Mikulski began by choosing the colors he wanted to use on the Vespa: black and white and four shades of blue. He says he doesn't do preliminary sketches or have any conceptual ideas before starting a project.
"I literally start making shapes and see where it takes me, and then add characters - it's a stream of consciousness. I kind of look at it like a tapestry, an interaction between shapes."
The Vespa, he says, is a little more detailed than the car.
"The difference is that on the car I used characters from video games, and I use a lot of my own characters on the Vespa that I've been developing for canvas work that include a flower character, a stuffed bear, and a robot. Robots have been a really big staple in my creative palate for the last couple years."
Mikulski finished the Vespa by reapplying the protective automotive clear coat that the body shop removed before he began painting it.
"It can stay outside - you don't have to worry about the artwork ever being removed," he says.
Mikulski doesn't care about writing an elaborate artist statement, but he is passionate about pursuing his mission to make art more accessible and, like contemporary music, more a part of people's daily lives, the way it was during the '60s pop art scene.

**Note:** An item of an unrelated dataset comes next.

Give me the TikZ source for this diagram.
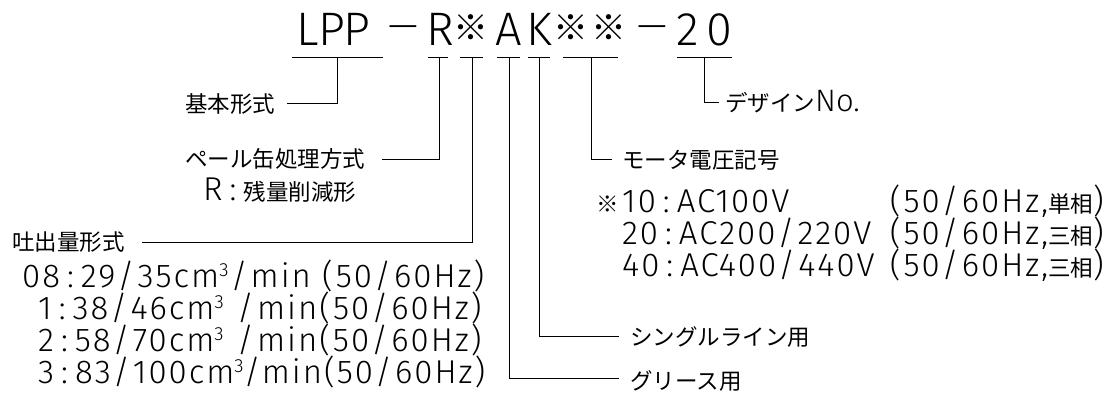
\documentclass[tikz,border=0pt]{standalone}
\usepackage{fontspec}
\setmainfont{Noto Sans CJK JP}
\newfontfamily\jpf{Noto Sans CJK JP}
\newfontfamily\ttlf{Fira Sans Light}
\newfontfamily\latf{Fira Sans Light}[LetterSpace=6]
\newcommand\jc[1]{{\jpf\fontsize{22.5}{27}\selectfont #1}}
\newcommand\cubic{\raisebox{10.5pt}{\fontsize{19}{19}\selectfont 3}}
\newcommand\cln{\hspace{7pt}:\hspace{7pt}}
\newcommand\sla{\hspace{2pt}/\hspace{3pt}}
\newcommand\opn{(\hspace{3pt}}
\tikzset{
  ln/.style={line width=1pt, black},
  jp/.style={anchor=base west, inner sep=0pt, font=\jpf\fontsize{22.5}{27}\selectfont},
  lat/.style={anchor=base west, inner sep=0pt, font=\latf\fontsize{33}{36}\selectfont},
  late/.style={lat, anchor=base east},
  ttl/.style={anchor=base, inner sep=0pt, font=\ttlf\fontsize{47}{50}\selectfont},
  ttld/.style={anchor=center, inner sep=0pt, font=\ttlf\fontsize{38}{40}\selectfont},
  ttlk/.style={anchor=center, inner sep=0pt, font=\jpf\fontsize{35}{40}\selectfont},
}
\begin{document}
\begin{tikzpicture}[x=1pt,y=-1pt]
\useasboundingbox (0,0) rectangle (1115,418);
% title
\node[ttl] (t1) at (308,45) {L};
\node[ttl] (t2) at (332,45) {P};
\node[ttl] (t3) at (357,45) {P};
\node[ttld] (t4) at (403,32) {—};
\node[ttl] (t5) at (440,45) {R};
\node[ttlk] (t6) at (471,28) {※};
\node[ttl] (t7) at (509,45) {A};
\node[ttl] (t8) at (539,45) {K};
\node[ttlk] (t9) at (571,28) {※};
\node[ttlk] (t10) at (609,28) {※};
\node[ttld] (t11) at (652,32) {—};
\node[ttl] (t12) at (688,45) {2};
\node[ttl] (t13) at (719,45) {0};
% labels
\node[jp] (kihon) at (185,112) {基本形式};
\node[jp] (pail) at (185,167) {ペール缶処理方式};
\node[jp] (pailr) at (203,200) {{\latf\fontsize{33}{36}\selectfont R\cln}残量削減形};
\node[jp] (tosh) at (12,250) {吐出量形式};
\node[jp] (design) at (725,111) {デザイン{\ttlf\fontsize{31}{34}\selectfont No.}};
\node[jp] (motor) at (622,168) {モータ電圧記号};
\node[jp] (single) at (630,345) {シングルライン用};
\node[jp] (grease) at (630,389) {グリース用};
% flow rows
\node[lat] (f1) at (22,287) {08\cln 29\sla 35cm\cubic\sla min \opn 50\sla 60Hz)};
\node[lat] (f2) at (38,319) {1\cln 38\sla 46cm\cubic\ \sla min\opn 50\sla 60Hz)};
\node[lat] (f3) at (38,351) {2\cln 58\sla 70cm\cubic\ \sla min\opn 50\sla 60Hz)};
\node[lat] (f4) at (38,383) {3\cln 83\sla 100cm\cubic/min(50\sla 60Hz)};
% motor rows
\node[jp] (m0) at (596,212) {※};
\node[lat] (m1) at (622,212) {10\cln AC100V};
\node[late] (m1p) at (1104,212) {\opn 50\sla 60Hz,\jc{単相})};
\node[lat] (m2) at (622,244) {20\cln AC200\sla 220V};
\node[late] (m2p) at (1104,244) {\opn 50\sla 60Hz,\jc{三相})};
\node[lat] (m3) at (622,276) {40\cln AC400\sla 440V};
\node[late] (m3p) at (1104,276) {\opn 50\sla 60Hz,\jc{三相})};
% coordinates
\coordinate (uLa) at (292,57); \coordinate (uLb) at (383,57);
\coordinate (uRa) at (428,57); \coordinate (uRb) at (448,57);
\coordinate (uXa) at (460,57); \coordinate (uXb) at (483,57);
\coordinate (uAa) at (497,57); \coordinate (uAb) at (520,57);
\coordinate (uKa) at (528,57); \coordinate (uKb) at (550,57);
\coordinate (uMa) at (563,57); \coordinate (uMb) at (618,57);
\coordinate (uDa) at (677,57); \coordinate (uDb) at (732,57);
\coordinate (sL) at (337,57); \coordinate (eL) at (287,103);
\coordinate (sR) at (439,57); \coordinate (eR) at (382,159);
\coordinate (sX) at (472,57); \coordinate (eX) at (142,242);
\coordinate (sA) at (509,57); \coordinate (eA) at (619,378);
\coordinate (sK) at (539,57); \coordinate (eK) at (619,336);
\coordinate (sM) at (591,57); \coordinate (eM) at (612,159);
\coordinate (sD) at (704,57); \coordinate (eD) at (719,102);
\foreach \p in {L,R,X,A,K,M,D} {\draw[ln] (u\p a) -- (u\p b);}
\draw[ln] (sL) |- (eL);
\draw[ln] (sR) |- (eR);
\draw[ln] (sX) |- (eX);
\draw[ln] (sA) |- (eA);
\draw[ln] (sK) |- (eK);
\draw[ln] (sM) |- (eM);
\draw[ln] (sD) |- (eD);
\end{tikzpicture}
\end{document}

Although Mikulski is too young to have experienced the '60s firsthand, he says, "It was an art era that's extremely powerful for artists, and art was being appreciated by the masses more than it is now. Maybe that's just the way people wrote about it, but that's the way it feels.
"I teach art appreciation and art history at Tunxis Community College, and the young people at the forefront of popular culture know nothing about contemporary art and what's going on in the art world. It's tremendously depressing to me, and so it's been my goal to bring art to more people."
Mikulski's doing just that in a very big way. From Aug. 1 to 10, he will give away over 1,000 pieces of his original art on the streets of Manhattan.
It took 18 months and over 600 hours for him to create this new body of work, which he says he will give to people totally at random from various locations in Manhattan. A map will allow people to follow him on twitter, and he will post a blog on his website, www.tedmikulski.com. An independent New York filmmaker will film a documentary on the project.
"The thought was to bring art to people who wouldn't expect to own art, to see art," he says. "The art culture has always been something closely guarded by people who want to make money. I still want to sell art, but art doesn't have to be this closely guarded secret."
That said, after giving away an astounding amount of art, Mikulski will have his first solo exhibition, of all new work, at the Dorian Grey Gallery NYC, Aug. 11 to Sep. 2.
But back to the Vespa. Mikulski says he's very pleased with how the project turned out.
"I just think the Vespa was a lot of fun, and art should be fun," he says.